(Code that draws figures)
+++
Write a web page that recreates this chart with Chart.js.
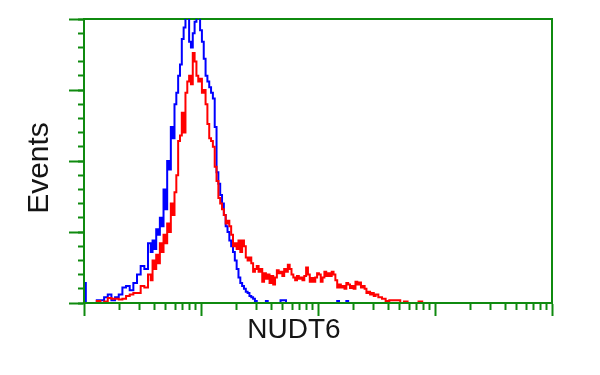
<!DOCTYPE html>
<html>
<head>
<meta charset="utf-8">
<script src="https://cdn.jsdelivr.net/npm/chart.js@4.4.1/dist/chart.umd.min.js"></script>
<style>
  html, body { margin: 0; padding: 0; background: #ffffff; }
  #wrap { width: 600px; height: 375px; }
</style>
</head>
<body>
<div id="wrap"><canvas id="c" width="600" height="375"></canvas></div>
<script>
// Histogram bins (channel index on a 256-channel, 4-decade log scale)
const channels = [0,2,4,6,8,10,12,14,16,18,20,22,24,26,28,30,32,34,
  36,37,38,39,40,41,42,43,44,45,46,47,48,49,50,51,52,53,54,55,56,57,58,59,60,61,62,63,64,65,66,67,68,69,70,71,72,73,74,75,76,77,78,79,80,81,82,83,84,85,86,87,88,89,90,
  91,92,93,94,95,96,97,98,99,100,101,102,103,104,105,106,107,108,109,110,111,112,113,114,115,116,117,118,119,120,121,122,123,124,125,126,127,128,129,130,
  131,132,133,134,135,136,137,138,139,140,141,142,143,144,145,146,147,148,149,150,151,152,153,154,155,156,157,158,159,160,
  162,164,166,168,170,172,174,176,178,180,182,184,186,188,190];

// Blue series (control)
const blueCounts = [7,0,0,0,1,1,2,3,1,2,3,5.5,6,4.5,7,10,13,12,
  21,18,22,19,26,24,30,27,40,33,50,47,62,58,70,74,80,84,93,97,106,104,92,90,95,99,107,104,96,92,86,80,78,76,74,72,62,46,42,38,35,31,27,25,22,20,18,15,12,9,7,6,5,4,3.5,
  2.5,2,1.5,0.7,0,0,0,0,0,0.7,0,0,0,0,0,0,0,1,1,1,0,0,0,0,0,0,0,0,0,0,
  0,0,0,0,0,0,0,0,0,0,0,0,0,0,0,0,0,0,0.7,0,0,0,0,0.7,0,0,0,0,0,0,
  0,0,0,0,0,0,0,0,0,0,
  0,0,0,0,0,0,0,0,0,0,0,0,0,0,0];

// Red series (NUDT6)
const redCounts = [0,0,0,0,0.7,0,0.5,1.8,1.5,1.5,1.2,1.5,2.5,3,3.5,3.5,6,5.5,
  10,8,15,12,17,14,21,18,24,21,28,25,35,31,39,45,57,59,67,60,74,78,80,77,88,85,80,78,79,74,75,70,63,58,57,55,48,43,37,35,33,31,28,29,27,24,20,21,19,22,18,22,20,16,15,
  16,14,11,12,13,11,12,7.5,10.5,8.5,10,7,9.5,6.5,9,11.5,10.5,11,9.5,12,
  11,13.5,12,10,9,8,9.5,8.5,9,8,9.5,12.5,10,7.5,8.8,7.5,9,10.5,10,7.5,
  9,11,9.5,10.5,9.5,11,10,8,5.5,6.5,5.5,6,5,7,6.5,5.3,6,5,7.5,6.5,
  7.2,5.5,6,5,3.5,4,3,3.5,2.5,3,
  2,1.5,0.7,1,1,1,0,0.5,0,0,0,0.5,0,0,0];

// Axis ticks
const decadeTicks = [1, 10, 100, 1000, 10000];
const minorTicks = [2,3,4,5,6,7,8,9,20,30,40,50,60,70,80,90,200,300,400,500,600,700,800,900,2000,3000,4000,5000,6000,7000,8000,9000];
const yMajorStep = 25;
const yMinorStep = 5;
const xTitle = 'NUDT6';
const yTitle = 'Events';

const GREEN = '#0f8a0f';
const FONT = '"Liberation Sans", Arial, sans-serif';

const toPoints = (ys) => channels.map((c, i) => ({ x: c, y: ys[i] }));

new Chart(document.getElementById('c'), {
  type: 'line',
  data: {
    datasets: [
      { label: 'NUDT6', data: toPoints(redCounts), borderColor: '#ff0000', borderWidth: 2,
        pointRadius: 0, stepped: 'middle', fill: false, xAxisID: 'x', yAxisID: 'y' },
      { label: 'Control', data: toPoints(blueCounts), borderColor: '#0000ff', borderWidth: 2,
        pointRadius: 0, stepped: 'middle', fill: false, xAxisID: 'x', yAxisID: 'y' }
    ]
  },
  options: {
    responsive: false,
    animation: false,
    devicePixelRatio: 1,
    layout: { padding: { left: 36, right: 48, top: 0, bottom: 39 } },
    plugins: {
      legend: { display: false },
      tooltip: { enabled: false },
      title: {
        display: true, text: yTitle, position: 'left', color: '#151515',
        font: { family: FONT, size: 30, weight: 'normal', lineHeight: '8px' },
        padding: { top: 0, bottom: 25 }
      },
      subtitle: {
        display: true, text: xTitle, position: 'bottom', color: '#151515',
        font: { family: FONT, size: 28, weight: 'normal', lineHeight: '12px' },
        padding: { top: 8, bottom: 0 }
      }
    },
    scales: {
      x: { type: 'linear', min: 0, max: 256, display: false },
      xDecade: {
        axis: 'x', type: 'logarithmic', position: 'bottom', min: 1, max: 10000,
        afterBuildTicks: (s) => { s.ticks = decadeTicks.map(v => ({ value: v })); },
        ticks: { display: false },
        grid: { drawOnChartArea: false, drawTicks: true, tickLength: 13, tickColor: GREEN, tickWidth: 2 },
        border: { display: true, color: GREEN, width: 2, z: 1 }
      },
      xMinor: {
        axis: 'x', type: 'logarithmic', position: { y: 0 }, min: 1, max: 10000,
        afterBuildTicks: (s) => { s.ticks = minorTicks.map(v => ({ value: v })); },
        ticks: { display: false },
        grid: { drawOnChartArea: false, drawTicks: true, tickLength: 7, tickColor: GREEN, tickWidth: 2 },
        border: { display: false }
      },
      xTop: {
        axis: 'x', type: 'linear', position: 'top', min: 0, max: 1,
        ticks: { display: false, stepSize: 1 },
        grid: { drawOnChartArea: false, drawTicks: true, tickLength: 19, tickColor: 'rgba(0,0,0,0)' },
        border: { display: true, color: GREEN, width: 2 }
      },
      y: {
        type: 'linear', position: 'left', min: 0, max: 100,
        ticks: { display: false, stepSize: yMajorStep },
        grid: { drawOnChartArea: false, drawTicks: true, tickLength: 15, tickColor: GREEN, tickWidth: 2 },
        border: { display: true, color: GREEN, width: 2, z: 1 }
      },
      yMinor: {
        axis: 'y', type: 'linear', position: { x: 0 }, min: 0, max: 100,
        ticks: { display: false, stepSize: yMinorStep },
        grid: { drawOnChartArea: false, drawTicks: true, tickLength: 6, tickColor: GREEN, tickWidth: 2 },
        border: { display: false }
      },
      yRight: {
        axis: 'y', type: 'linear', position: 'right', min: 0, max: 1,
        ticks: { display: false },
        grid: { drawOnChartArea: false, drawTicks: false },
        border: { display: true, color: GREEN, width: 2 }
      }
    }
  }
});
</script>
</body>
</html>
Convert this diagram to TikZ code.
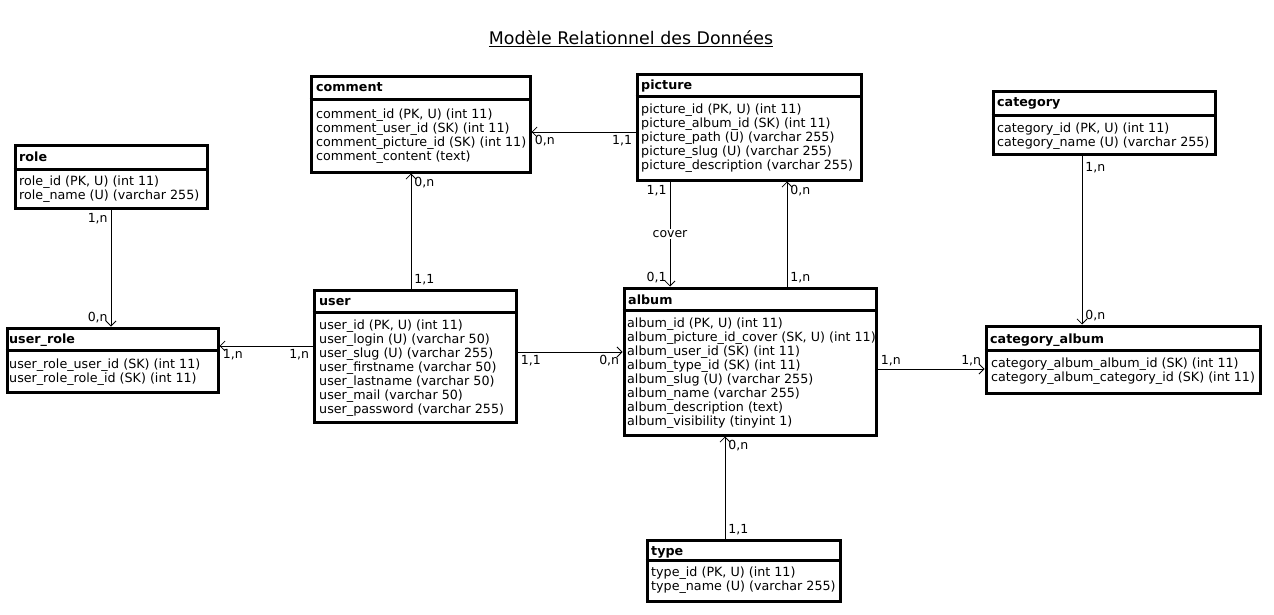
+++
**Exercise instructions**
Repeat the records above exactly, leaving out any pictures they contain.

**Written solution**
Write a web page that recreates this chart with Chart.js.
<!DOCTYPE html>
<html>
<head>
<meta charset="utf-8">
<script src="https://cdn.jsdelivr.net/npm/chart.js@4.4.1/dist/chart.umd.min.js"></script>
<style>
  html, body { margin: 0; padding: 0; background: #ffffff; }
  #wrap { width: 600px; height: 375px; }
</style>
</head>
<body>
<div id="wrap"><canvas id="c" width="600" height="375"></canvas></div>
<script>
// Histogram bins (channel index on a 256-channel, 4-decade log scale)
const channels = [0,2,4,6,8,10,12,14,16,18,20,22,24,26,28,30,32,34,
  36,37,38,39,40,41,42,43,44,45,46,47,48,49,50,51,52,53,54,55,56,57,58,59,60,61,62,63,64,65,66,67,68,69,70,71,72,73,74,75,76,77,78,79,80,81,82,83,84,85,86,87,88,89,90,
  91,92,93,94,95,96,97,98,99,100,101,102,103,104,105,106,107,108,109,110,111,112,113,114,115,116,117,118,119,120,121,122,123,124,125,126,127,128,129,130,
  131,132,133,134,135,136,137,138,139,140,141,142,143,144,145,146,147,148,149,150,151,152,153,154,155,156,157,158,159,160,
  162,164,166,168,170,172,174,176,178,180,182,184,186,188,190];

// Blue series (control)
const blueCounts = [7,0,0,0,1,1,2,3,1,2,3,5.5,6,4.5,7,10,13,12,
  21,18,22,19,26,24,30,27,40,33,50,47,62,58,70,74,80,84,93,97,106,104,92,90,95,99,107,104,96,92,86,80,78,76,74,72,62,46,42,38,35,31,27,25,22,20,18,15,12,9,7,6,5,4,3.5,
  2.5,2,1.5,0.7,0,0,0,0,0,0.7,0,0,0,0,0,0,0,1,1,1,0,0,0,0,0,0,0,0,0,0,
  0,0,0,0,0,0,0,0,0,0,0,0,0,0,0,0,0,0,0.7,0,0,0,0,0.7,0,0,0,0,0,0,
  0,0,0,0,0,0,0,0,0,0,
  0,0,0,0,0,0,0,0,0,0,0,0,0,0,0];

// Red series (NUDT6)
const redCounts = [0,0,0,0,0.7,0,0.5,1.8,1.5,1.5,1.2,1.5,2.5,3,3.5,3.5,6,5.5,
  10,8,15,12,17,14,21,18,24,21,28,25,35,31,39,45,57,59,67,60,74,78,80,77,88,85,80,78,79,74,75,70,63,58,57,55,48,43,37,35,33,31,28,29,27,24,20,21,19,22,18,22,20,16,15,
  16,14,11,12,13,11,12,7.5,10.5,8.5,10,7,9.5,6.5,9,11.5,10.5,11,9.5,12,
  11,13.5,12,10,9,8,9.5,8.5,9,8,9.5,12.5,10,7.5,8.8,7.5,9,10.5,10,7.5,
  9,11,9.5,10.5,9.5,11,10,8,5.5,6.5,5.5,6,5,7,6.5,5.3,6,5,7.5,6.5,
  7.2,5.5,6,5,3.5,4,3,3.5,2.5,3,
  2,1.5,0.7,1,1,1,0,0.5,0,0,0,0.5,0,0,0];

// Axis ticks
const decadeTicks = [1, 10, 100, 1000, 10000];
const minorTicks = [2,3,4,5,6,7,8,9,20,30,40,50,60,70,80,90,200,300,400,500,600,700,800,900,2000,3000,4000,5000,6000,7000,8000,9000];
const yMajorStep = 25;
const yMinorStep = 5;
const xTitle = 'NUDT6';
const yTitle = 'Events';

const GREEN = '#0f8a0f';
const FONT = '"Liberation Sans", Arial, sans-serif';

const toPoints = (ys) => channels.map((c, i) => ({ x: c, y: ys[i] }));

new Chart(document.getElementById('c'), {
  type: 'line',
  data: {
    datasets: [
      { label: 'NUDT6', data: toPoints(redCounts), borderColor: '#ff0000', borderWidth: 2,
        pointRadius: 0, stepped: 'middle', fill: false, xAxisID: 'x', yAxisID: 'y' },
      { label: 'Control', data: toPoints(blueCounts), borderColor: '#0000ff', borderWidth: 2,
        pointRadius: 0, stepped: 'middle', fill: false, xAxisID: 'x', yAxisID: 'y' }
    ]
  },
  options: {
    responsive: false,
    animation: false,
    devicePixelRatio: 1,
    layout: { padding: { left: 36, right: 48, top: 0, bottom: 39 } },
    plugins: {
      legend: { display: false },
      tooltip: { enabled: false },
      title: {
        display: true, text: yTitle, position: 'left', color: '#151515',
        font: { family: FONT, size: 30, weight: 'normal', lineHeight: '8px' },
        padding: { top: 0, bottom: 25 }
      },
      subtitle: {
        display: true, text: xTitle, position: 'bottom', color: '#151515',
        font: { family: FONT, size: 28, weight: 'normal', lineHeight: '12px' },
        padding: { top: 8, bottom: 0 }
      }
    },
    scales: {
      x: { type: 'linear', min: 0, max: 256, display: false },
      xDecade: {
        axis: 'x', type: 'logarithmic', position: 'bottom', min: 1, max: 10000,
        afterBuildTicks: (s) => { s.ticks = decadeTicks.map(v => ({ value: v })); },
        ticks: { display: false },
        grid: { drawOnChartArea: false, drawTicks: true, tickLength: 13, tickColor: GREEN, tickWidth: 2 },
        border: { display: true, color: GREEN, width: 2, z: 1 }
      },
      xMinor: {
        axis: 'x', type: 'logarithmic', position: { y: 0 }, min: 1, max: 10000,
        afterBuildTicks: (s) => { s.ticks = minorTicks.map(v => ({ value: v })); },
        ticks: { display: false },
        grid: { drawOnChartArea: false, drawTicks: true, tickLength: 7, tickColor: GREEN, tickWidth: 2 },
        border: { display: false }
      },
      xTop: {
        axis: 'x', type: 'linear', position: 'top', min: 0, max: 1,
        ticks: { display: false, stepSize: 1 },
        grid: { drawOnChartArea: false, drawTicks: true, tickLength: 19, tickColor: 'rgba(0,0,0,0)' },
        border: { display: true, color: GREEN, width: 2 }
      },
      y: {
        type: 'linear', position: 'left', min: 0, max: 100,
        ticks: { display: false, stepSize: yMajorStep },
        grid: { drawOnChartArea: false, drawTicks: true, tickLength: 15, tickColor: GREEN, tickWidth: 2 },
        border: { display: true, color: GREEN, width: 2, z: 1 }
      },
      yMinor: {
        axis: 'y', type: 'linear', position: { x: 0 }, min: 0, max: 100,
        ticks: { display: false, stepSize: yMinorStep },
        grid: { drawOnChartArea: false, drawTicks: true, tickLength: 6, tickColor: GREEN, tickWidth: 2 },
        border: { display: false }
      },
      yRight: {
        axis: 'y', type: 'linear', position: 'right', min: 0, max: 1,
        ticks: { display: false },
        grid: { drawOnChartArea: false, drawTicks: false },
        border: { display: true, color: GREEN, width: 2 }
      }
    }
  }
});
</script>
</body>
</html>
Convert this diagram to TikZ code.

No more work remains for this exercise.